Friday, July 8, 2011

Defaulting would be a disaster

Economists, who as a group are famous for their inability to reach a conclusion, have reached one: Defaulting on our national debt is a disaster in waiting.

What economists are seeing is an economic dark cloud on the horizon that will challenge the primacy of the dollar in world currencies and dramatically erode the trust of other nations in the United States. The country will become known to the world as a deadbeat, suspect and not to be trusted in its financial dealings. And still, our Congress seems to be leaning toward defaulting.

Lots of money experts are running scared as the previously unthinkable idea of default becomes increasingly probable. The Republican Party, formerly the party of Wall Street, bankers and deal makers, has been taken over by a right-wing cabal that's funding an angry populist movement whose knowledge of how the economy works is skimpy at best.

Unlike the economists, this cabal doesn't care if the U.S. defaults and leaves its lenders holding the bag. Many of these newly radicalized players see only a chance to stick a thumb in the eye of the Chinese—and most of all the Europeans—and they like it.

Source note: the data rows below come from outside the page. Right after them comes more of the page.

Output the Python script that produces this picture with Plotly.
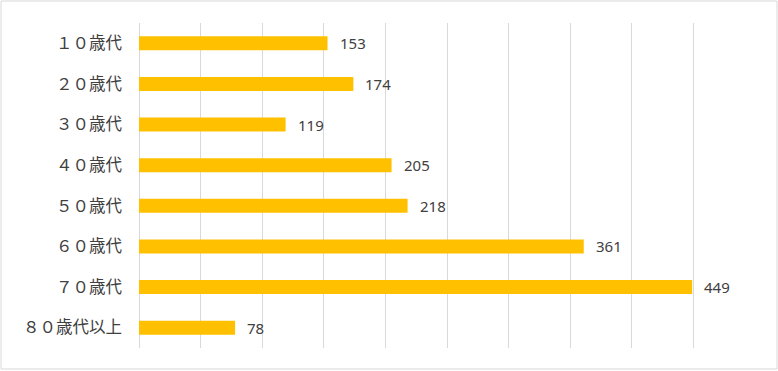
import plotly.graph_objects as go

categories = ["１０歳代", "２０歳代", "３０歳代", "４０歳代", "５０歳代", "６０歳代", "７０歳代", "８０歳代以上"]
values = [153, 174, 119, 205, 218, 361, 449, 78]

fig = go.Figure()
fig.add_trace(go.Bar(
    y=categories, x=values, orientation="h",
    marker=dict(color="#FFC000", line=dict(width=0)),
    hoverinfo="x+y",
))

for c, v in zip(categories, values):
    fig.add_annotation(x=v, y=c, text=str(v), showarrow=False, xanchor="left",
                       xshift=10, font=dict(size=15, color="#404040",
                                             family="Noto Sans, sans-serif"))

fig.add_shape(type="rect", xref="paper", yref="paper",
              x0=-0.2240, x1=1.0357, y0=-0.0646, y1=1.0677,
              line=dict(color="#d9d9d9", width=1), fillcolor="rgba(0,0,0,0)", layer="below")

fig.update_layout(
    width=778, height=371,
    margin=dict(l=139, r=23, t=23, b=23),
    paper_bgcolor="white", plot_bgcolor="white",
    bargap=0.655,
    showlegend=False,
    font=dict(family="Noto Sans CJK JP, Noto Sans, sans-serif", color="#404040", size=14),
    xaxis=dict(range=[0, 500], dtick=50, showgrid=True, gridcolor="#d9d9d9", gridwidth=1,
               showticklabels=False, zeroline=True, zerolinecolor="#d9d9d9", zerolinewidth=1,
               showline=False, ticks="", fixedrange=True),
    yaxis=dict(categoryorder="array", categoryarray=categories, autorange="reversed",
               showgrid=False, zeroline=False, showline=False, ticks="",
               ticklabelstandoff=16, tickfont=dict(size=16.5, color="#404040")),
)

fig.write_html("out.html", config={"displayModeBar": False},
               post_script="document.body.style.margin='0';document.body.style.padding='0';document.body.style.overflow='hidden';")
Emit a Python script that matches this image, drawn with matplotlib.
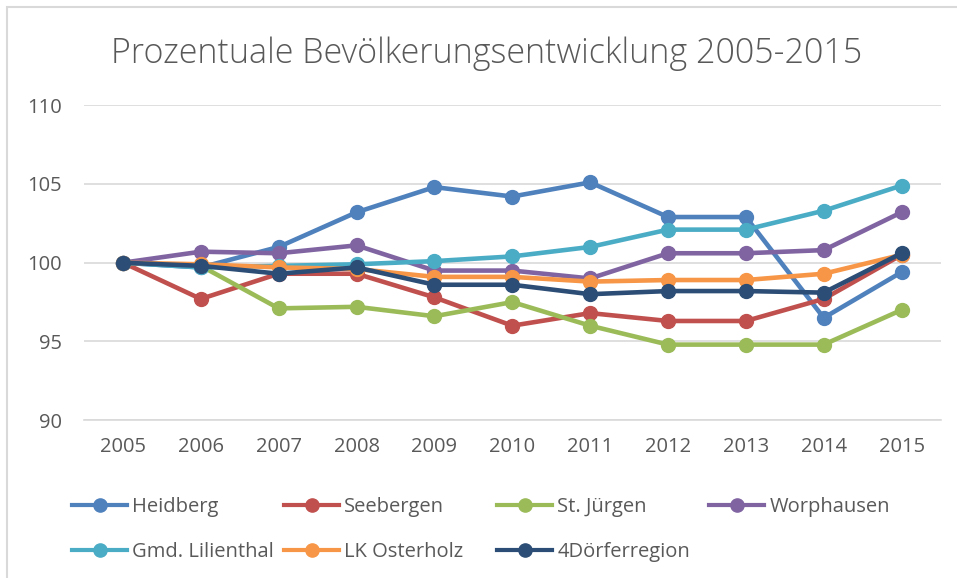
import matplotlib.pyplot as plt
from matplotlib.lines import Line2D
from matplotlib.patches import Rectangle

plt.rcParams['font.family'] = ['Open Sans', 'DejaVu Sans']

jahre = ['2005', '2006', '2007', '2008', '2009', '2010', '2011', '2012', '2013', '2014', '2015']

heidberg = [100, 99.7, 101.0, 103.2, 104.8, 104.2, 105.1, 102.9, 102.9, 96.5, 99.4]
seebergen = [100, 97.7, 99.3, 99.3, 97.8, 96.0, 96.8, 96.3, 96.3, 97.7, 100.5]
st_juergen = [100, 99.8, 97.1, 97.2, 96.6, 97.5, 96.0, 94.8, 94.8, 94.8, 97.0]
worphausen = [100, 100.7, 100.6, 101.1, 99.5, 99.5, 99.0, 100.6, 100.6, 100.8, 103.2]
lilienthal = [100, 99.7, 99.8, 99.9, 100.1, 100.4, 101.0, 102.1, 102.1, 103.3, 104.9]
osterholz = [100, 99.9, 99.7, 99.6, 99.1, 99.1, 98.8, 98.9, 98.9, 99.3, 100.5]
vier_doerfer = [100, 99.8, 99.3, 99.7, 98.6, 98.6, 98.0, 98.2, 98.2, 98.1, 100.6]

reihen = [
    ('Heidberg', heidberg, '#4F81BD'),
    ('Seebergen', seebergen, '#C0504D'),
    ('St. Jürgen', st_juergen, '#9BBB59'),
    ('Worphausen', worphausen, '#8064A2'),
    ('Gmd. Lilienthal', lilienthal, '#4BACC6'),
    ('LK Osterholz', osterholz, '#F79646'),
    ('4Dörferregion', vier_doerfer, '#2C4D75'),
]

grau = '#595959'

fig = plt.figure(figsize=(9.57, 5.78), dpi=100)
# Rahmen des Diagrammbereichs (rechts/unten abgeschnitten)
fig.patches.append(Rectangle((7 / 957, -0.1), 1.2, 1.1 - 7 / 578, transform=fig.transFigure,
                             fill=False, edgecolor='#D9D9D9', linewidth=1.5))

ax = fig.add_axes([0.0878, 0.273, 0.895, 0.545])

x = list(range(len(jahre)))
handles = []
for name, werte, farbe in reihen:
    ax.plot(x, werte, color=farbe, linewidth=3.3, marker='o', markersize=10, label=name)
    handles.append(Line2D([], [], color=farbe, linewidth=3.0, marker='o', markersize=9.5))

ax.set_xlim(-0.5, len(jahre) - 0.5)
ax.set_ylim(90, 110)
ax.set_yticks([90, 95, 100, 105, 110])
ax.set_xticks(x)
ax.set_xticklabels(jahre)
ax.grid(axis='y', color='#D9D9D9', linewidth=1.2)
ax.set_axisbelow(True)
for s in ['top', 'right', 'left']:
    ax.spines[s].set_visible(False)
ax.spines['bottom'].set_color('#D9D9D9')
ax.spines['bottom'].set_linewidth(1.2)
ax.tick_params(axis='both', length=0, labelsize=14.5, colors=grau)
ax.tick_params(axis='x', pad=12)
ax.tick_params(axis='y', pad=16)

fig.text(487 / 957, 1 - 63 / 578, 'Prozentuale Bevölkerungsentwicklung 2005-2015',
         ha='center', va='baseline', fontsize=24.5, color=grau, fontweight='light')

# Legende in vier gleich breiten Spalten
spalten_x = [72 / 957, 284 / 957, 497 / 957, 709 / 957]
namen = [r[0] for r in reihen]
for i, sx in enumerate(spalten_x):
    idx = [j for j in (i, i + 4) if j < len(reihen)]
    fig.legend([handles[j] for j in idx], [namen[j] for j in idx],
               loc='upper left', bbox_to_anchor=(sx, 1 - 497 / 578), frameon=False,
               fontsize=14.5, labelcolor=grau, handlelength=2.75, handletextpad=0.25,
               labelspacing=1.25, borderaxespad=0, borderpad=0)

fig.savefig('out.png', dpi=100)
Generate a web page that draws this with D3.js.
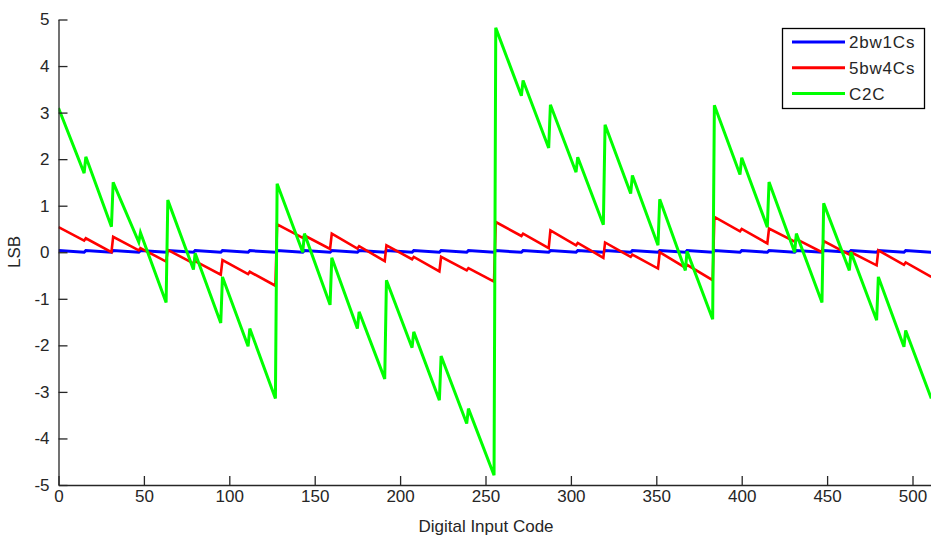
<!DOCTYPE html>
<html>
<head>
<meta charset="utf-8">
<script src="https://cdn.jsdelivr.net/npm/d3@7"></script>
<style>
  body { margin: 0; background: #fff; }
  svg { display: block; font-family: "Liberation Sans", Arial, sans-serif; }
</style>
</head>
<body>
<svg id="chart" width="931" height="538"></svg>
<script>
// values: one start/end value per block of 16 codes
var blueStart = [0.035, 0.035, 0.035, 0.035, 0.035, 0.035, 0.035, 0.035, 0.035, 0.035, 0.035, 0.035, 0.035, 0.035, 0.035, 0.035,
                 0.035, 0.035, 0.035, 0.035, 0.035, 0.035, 0.035, 0.035, 0.035, 0.035, 0.035, 0.035, 0.035, 0.035, 0.035, 0.035]
var blueEnd = [0.0, 0.0, 0.0, 0.0, 0.0, 0.0, 0.0, 0.0, 0.0, 0.0, 0.0, 0.0, 0.0, 0.0, 0.0, 0.0,
               0.0, 0.0, 0.0, 0.0, 0.0, 0.0, 0.0, 0.0, 0.0, 0.0, 0.0, 0.0, 0.0, 0.0, 0.0, 0.0]

var redStart = [0.54, 0.3, 0.33, 0.09, 0.05, -0.19, -0.17, -0.42, 0.6, 0.36, 0.4, 0.13, 0.15, -0.1, -0.1, -0.34,
                0.65, 0.4, 0.47, 0.2, 0.21, -0.05, 0.0, -0.27, 0.76, 0.5, 0.51, 0.28, 0.24, 0.0, 0.04, -0.22]
var redEnd = [0.25, 0.0, 0.04, -0.2, -0.24, -0.48, -0.47, -0.72, 0.31, 0.07, 0.08, -0.19, -0.15, -0.41, -0.39, -0.63,
              0.35, 0.09, 0.15, -0.12, -0.1, -0.35, -0.33, -0.6, 0.45, 0.19, 0.23, 0.0, -0.05, -0.28, -0.27, -0.53]

var greenStart = [3.1, 2.05, 1.5, 0.42, 1.12, -0.02, -0.53, -1.64, 1.47, 0.4, -0.12, -1.28, -0.6, -1.71, -2.23, -3.36,
                  4.82, 3.69, 3.17, 2.04, 2.74, 1.65, 1.14, 0.02, 3.16, 2.03, 1.51, 0.4, 1.05, 0.0, -0.53, -1.68]
var greenEnd = [1.7, 0.55, 0.22, -1.08, -0.37, -1.52, -2.02, -3.14, 0.0, -1.13, -1.64, -2.72, -2.05, -3.18, -3.68, -4.79,
                3.36, 2.24, 1.72, 0.59, 1.26, 0.15, -0.39, -1.44, 1.67, 0.54, 0.0, -1.08, -0.39, -1.46, -2.03, -3.14]

var xTicks = [0, 50, 100, 150, 200, 250, 300, 350, 400, 450, 500]
var yTicks = [-5, -4, -3, -2, -1, 0, 1, 2, 3, 4, 5]
var names = ["2bw1Cs", "5bw4Cs", "C2C"]
var colors = ["#0000ff", "#ff0000", "#00ff00"]

// turn block start/end values into [code, value] vertices
function blocks(starts, ends, size) {
  var pts = []
  starts.forEach(function(s, i) {
    pts.push([i * size, s])
    pts.push([i * size + size - 1, ends[i]])
  })
  return pts
}

var series = [
  blocks(blueStart, blueEnd, 16),
  blocks(redStart, redEnd, 16),
  blocks(greenStart, greenEnd, 16)
]

var svg = d3.select("#chart")

var x = d3.scaleLinear().domain([0, 512]).range([58.5, 933])
var y = d3.scaleLinear().domain([-5, 5]).range([485, 19.5])

svg.append("clipPath").attr("id", "clip")
  .append("rect")
  .attr("x", x(0)).attr("y", 0)
  .attr("width", x(512) - x(0)).attr("height", 538)

var line = d3.line()
  .x(function(d) { return x(d[0]) })
  .y(function(d) { return y(d[1]) })

svg.append("g").attr("clip-path", "url(#clip)")
  .selectAll("path")
  .data(series)
  .enter().append("path")
  .attr("d", line)
  .attr("fill", "none")
  .attr("stroke", function(d, i) { return colors[i] })
  .attr("stroke-width", function(d, i) { return i == 1 ? 2.6 : 3 })
  .attr("stroke-linejoin", "miter")

// axes, matlab style: ticks pointing inward, plain hyphen for minus
var fmt = function(d) { return String(d) }
var xAxis = d3.axisBottom(x).tickValues(xTicks).tickFormat(fmt).tickSizeInner(-9).tickSizeOuter(0).tickPadding(12)
var yAxis = d3.axisLeft(y).tickValues(yTicks).tickFormat(fmt).tickSizeInner(-9).tickSizeOuter(0).tickPadding(9)

var gx = svg.append("g")
  .attr("transform", "translate(0," + y(-5) + ")")
  .call(xAxis)
var gy = svg.append("g")
  .attr("transform", "translate(" + x(0) + ",0)")
  .call(yAxis)

svg.selectAll(".domain, .tick line").attr("stroke", "#262626").attr("stroke-width", 1.3)
svg.selectAll(".tick text").attr("fill", "#262626").attr("font-size", 17).attr("font-family", "Liberation Sans, Arial, sans-serif")
gx.selectAll(".tick text").attr("dy", "0.71em").attr("y", 5)

svg.append("text")
  .attr("x", 486).attr("y", 532)
  .attr("text-anchor", "middle")
  .attr("font-size", 17).attr("fill", "#262626")
  .text("Digital Input Code")

svg.append("text")
  .attr("transform", "translate(20,252) rotate(-90)")
  .attr("text-anchor", "middle")
  .attr("font-size", 17).attr("fill", "#262626")
  .text("LSB")

// legend
var legend = svg.append("g")
legend.append("rect")
  .attr("x", 782.5).attr("y", 28.5)
  .attr("width", 142).attr("height", 80)
  .attr("fill", "#fff").attr("stroke", "#000").attr("stroke-width", 1.3)

var rows = legend.selectAll(".row")
  .data(names)
  .enter().append("g")
  .attr("class", "row")
  .attr("transform", function(d, i) { return "translate(0," + (42 + i * 25.8) + ")" })

rows.append("line")
  .attr("x1", 792).attr("x2", 845)
  .attr("stroke", function(d, i) { return colors[i] })
  .attr("stroke-width", 3)

rows.append("text")
  .attr("x", 849).attr("dy", "0.36em")
  .attr("font-size", 17).attr("fill", "#262626")
  .attr("letter-spacing", 0.8)
  .text(function(d) { return d })
</script>
</body>
</html>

Right now, at the very moment that real leadership and good sense are most needed, Speaker of the House John Boehner and Senate Minority Leader Mitch McConnell are showing themselves to be very weak leaders as they seek to keep their own freshmen congressman—many with tea party ties—in line.

Republicans live with the threat that if they work together with the Democrats, the tea party will run a candidate against them in the next primary election. It is not an empty threat.

Longtime senators Orrin Hatch of Utah and Dick Lugar of Indiana, men who know the peril of choosing default over internal fights for the soul of their party, have abandoned their roles as statesmen and are running like scared rabbits rather than seeking legitimate compromise.

Nobel laureate economist Paul Krugman warns that if nothing is done and the federal government hits its legal debt limit, there will be dire consequences. He says, "At best, we'll suffer an economic slowdown; at worst, we'll plunge back into the depths of the 2008-09 financial crisis."

It's an ugly picture.

Brokers and money managers, pundits and politicians are whistling in the dark when they fail to take into account the power of the tea party radicals who seem willing to bring down the government just to show they can.

What the economists tell us is that we need to compromise. If the far right is unwilling to be serious about compromising, we'll have some terrible times ahead.